AMD has done some re-organizing and refocusing recently to try and become competitive again, hopefully that means a new GPU architecture more often, having the same cards on the market for 5~ years has been unprecedented.

The consoles *could* have been faster if AMD spent more money in R&D, but AMD is doing it tough I am afraid.
Ironically even PC gamers are turning away from them which has impacted AMD's bottom line and ability to compete.


A very long time ago consoles where pretty different and relied on custom chips>not as versatile as PC hardware back then but could achieve things a PC couldn't or only a ten times more expensive PC could.

With PC-HW getting more and more features like 2D acceleration, 3D acceleration, more and more capabilities like HW-T&L, shaders... that slowly vanished, though fast hardware stayed expensive.

 

About consoles price and power:

360 and PS3 where massively subsidized, one reason of the long time losses MS and Sony made.
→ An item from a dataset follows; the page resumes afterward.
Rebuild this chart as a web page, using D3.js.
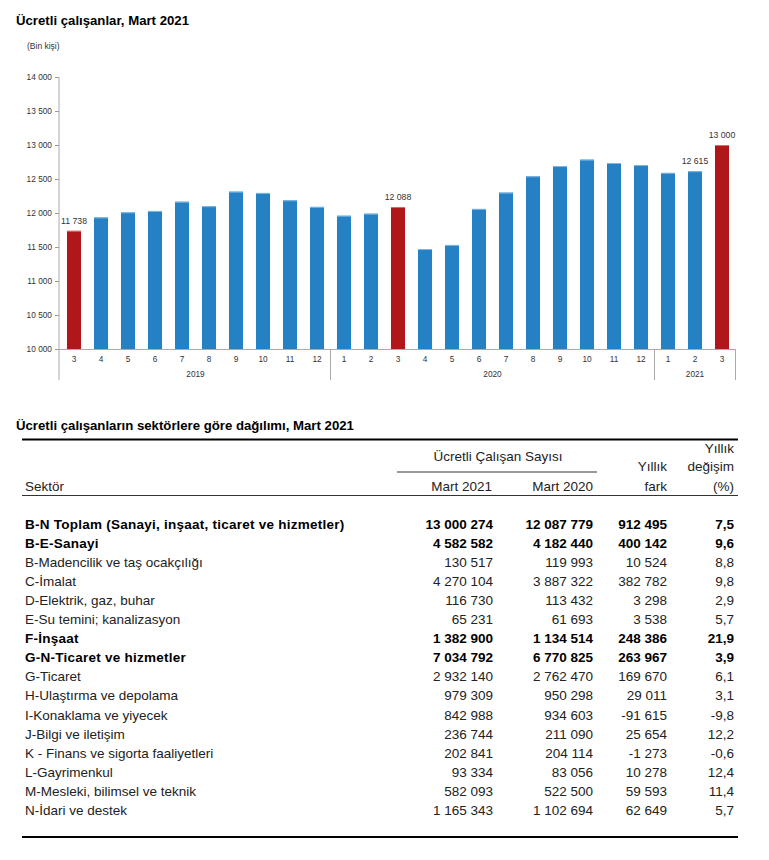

Ad the RoD to that, cost tons of money again.

More power also means more heat and energy consumption, likely a bigger console and/or louder fan.

 

Let's look at the PS4, it's smaller, more powerful at least GPU-wise so:

2x GPU power would roughly mean 2x the power consumption if you're going for shaderunits. If you're going for clock speed it's even worse. Then you need a more powerful CPU to actually feed that GPU and because putting more and more cores into a CPU doesn't make that much sense it possibly would be about clock speed at least to some degree.

So our console gets way more energy hungry>cooling gets bigger/more expensive and possibly louder, console gets bigger.

More die space for the APU needed>higher price per APU

Lower yield because of more failures per APU> higher price again

You need more memory bandwidth> wider bus and more expensive mainboard.

 

In the end  two times the power might make manufacturing more than two times expensive.